PDEA files drug raps vs Faeldon, 11 BOC execs

Resigned Bureau of Customs (BOC) chief Nicanor Faeldon. INQUIRER PHOTO / NINO JESUS ORBETA

Resigned Commissioner Nicanor Faeldon and 11 officials of the Bureau of Customs (BOC) were charged with a string of drug offenses before the Department of Justice (DOJ) on Monday for the P6.4-billion shabu (crystal meth) shipment seized last May.

The Philippine Drug Enforcement Agency (PDEA) accused Faeldon and his officers of conspiracy to import illegal drugs and protecting drug traffickers, in violation of the Comprehensive Dangerous Drugs Act, or Republic Act 9165.

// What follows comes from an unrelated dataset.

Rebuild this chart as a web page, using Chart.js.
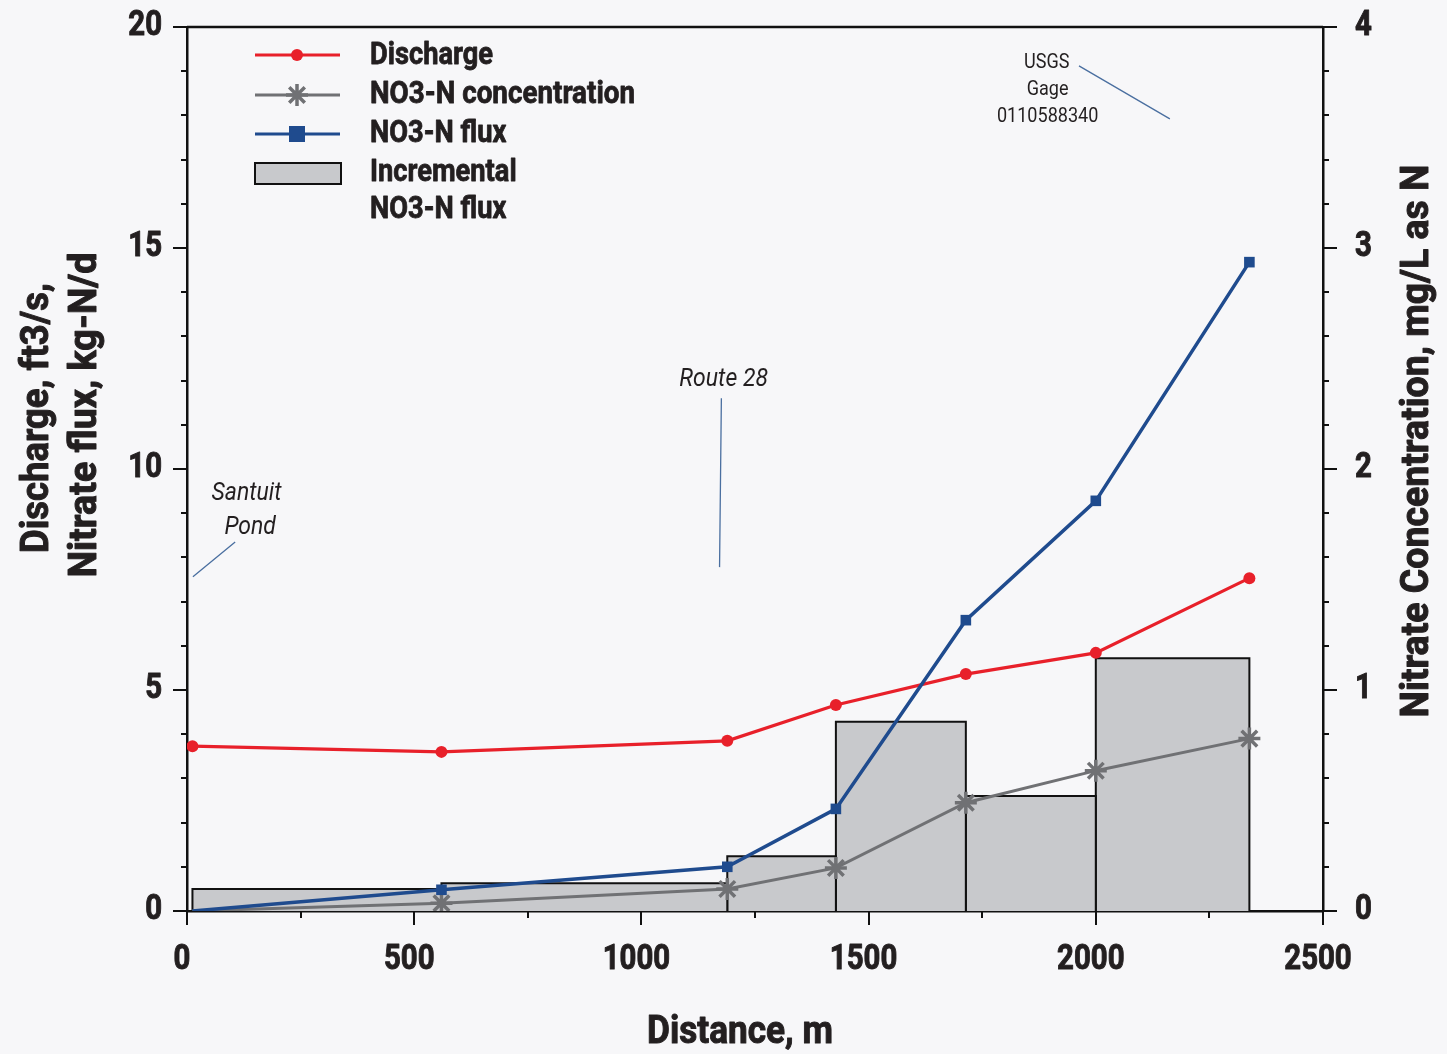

The agency also accused the BOC officials of obstruction of justice for allegedly “harboring, concealing or facilitating the escape” of those behind the shabu shipment, negligence and tolerance, and corruption.

Incompetence

The agency said the “incompetence and corruption of the Bureau of Customs officials” allowed the shabu shipment into the country and the importer Chen Ju Long, alias Richard Tan, to escape arrest and prosecution.

The 11 other BOC officials charged by PDEA were directors Milo Maestrecampo and Neil Anthony Estrella, intelligence officers Joel Pinawin and Oliver Valiente, Manila International Container Port district collector Vincent Phillip Maronilla, lawyer Jeline Maree Magsuci, and employees Alexandra Ventura, Randolph Cabansag, Dennis Maniego, Dennis Cabildo and John Edillor.

“The gross inexcusable negligence, manifest partiality or bad faith” of Faeldon and his co-accused “made possible the importation of 602.279 kilograms of shabu and the evasion of Chen Ju Long from being arrested and prosecuted,” PDEA said in its complaint.

The agency also filed illegal drug importation charges against Chen and nine other persons who had been previously charged by the National Bureau of Investigation (NBI). They were Chen Rong Juan, Manny Li, Kenneth Dong, Mark Taguba II, Teejay Marcellana, Eirene May Tatad, Emily Dee, Chen I-Min and Jhu Ming Jyun.

But PDEA also charged six other individuals namely, Genelita Arayan, Dennis Nocom, Zhang Hong, Rene Palle, Richard Rebistual and Mary Rose Dela Cruz, who were reportedly the directors and officers of Hong Fei Logistics Inc., which owned the warehouse where the shabu was seized.

‘Tainted evidence’

This developed as Taguba, through his lawyer Raymund Fortun, urged the DOJ to dismiss the criminal charges against him and the others implicated in the smuggling case, claiming the illegal drugs were “tainted evidence.”

Taguba and four other respondents did not show up on Monday at the start of the DOJ’s preliminary investigation into the case.

Fortun said his clients would formally ask the DOJ next week to dismiss the case because the seized shabu could not be used as evidence.

The drug shipment arrived at the Manila port on May 17 and was released by the BOC on May 23.

“Senator (Richard) Gordon himself said, how can there be a case when the evidence is tainted since it was a botched operation. The drugs are no longer admissible evidence,” Fortun said.

“From a legal perspective, there is no complaint because there can be no probable cause (to file a case) if there is no evidence,” he added.

Fortun said his clients Taguba and Marcellana would attend the next hearing on Sept. 25 to submit their reply to the NBI.

The lawyer questioned why the NBI did not include the alleged shabu exporter from China, Tong Yeng Ping, in the charges. “If there is any person who should be charged, it should be the person who sent the drugs here,” he said.